Tag Archive for: Solititude

Advent Day 18

Silent Retreat

By Beth Griffith
Selah Companion

I recently spent two nights alone on a solo backpacking trip.  I camped above 6,000 feet and was more than 10 miles from the trailhead. I was the only person out there for more than 24 hours.  I have often prided myself in my ability to sit in silence and solitude.  And I even thought I did well with stillness.  These first 24 hours humbled me with new awareness as I began to notice that stillness was hard in the face of such intense quiet and solitude.  This was a quiet and solitude unlike any I’d experienced before.  It was a loud silence, almost deafening.  I longed to sit still and relax into it, and yet I found myself wandering restlessly, both physically and mentally.  My entire being wanted to embrace each moment while simultaneously wanting to be anywhere but there as I wrestled with the discomfort that took me away from Presence.  

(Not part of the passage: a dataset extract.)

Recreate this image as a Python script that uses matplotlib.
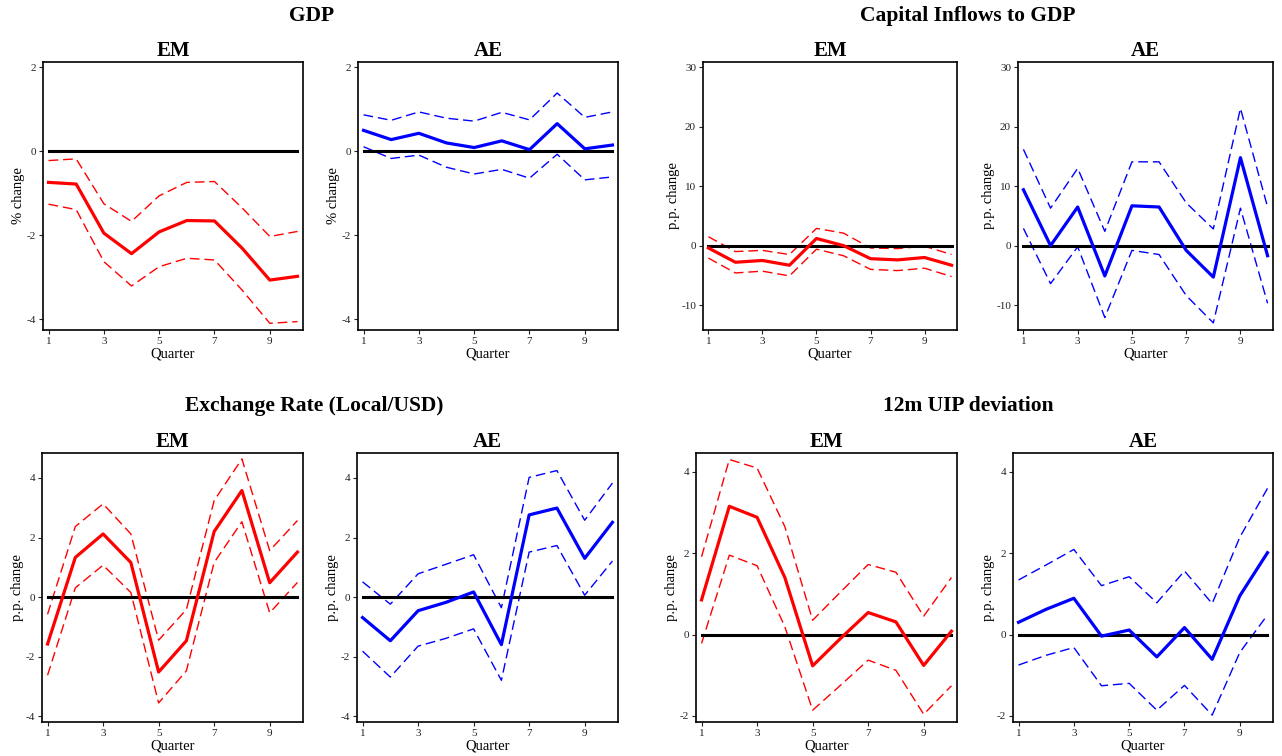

I wrote this in the dark hours of that first night:

Loud silence

Leaves me wondering

Is there something out there?

…or nothing?

Comforting

…and vast (the landscape is enormous,
expansive, high, wide, deep)

Waiting to be startled

…or surprised?

Is this how it is with God?

Living Silence

This silence feels alive

Darkness

I can’t see anything

I can’t hear anything

A million stars, Light

Light years away

And also right here

Restlessness

Fear

Suspense

Waiting

God, is this you?

Are you coming?

Are you already here?

Now, as I sit down and consider this Advent season, I am drawn back to this experience and what I wrote that night.  I find myself back in touch with the restlessness.  What does it mean to “wait” for the birth of Jesus?  What pulls me—us—out of waiting in stillness and into restless wandering and busyness?  What is it that I—you—don’t want to see reflected if we still ourselves long enough for the water to settle and clear and show us a reflection of ourselves? What if I don’t like what I am shown? What if I am invited to change or grow? Or what if it is a beauty that feels vulnerable and exposed?  What if we see Jesus reflected? What if we are embraced and quieted by Love? Even this is sometimes terrifying.

Amid life’s busyness—and all of its good and hard things—I want to rediscover this silence and find a stillness that becomes my way of being in the world, with others, reflecting Love.  A Love that finds its way through any obstacle and is born despite any darkness that tries to keep it away.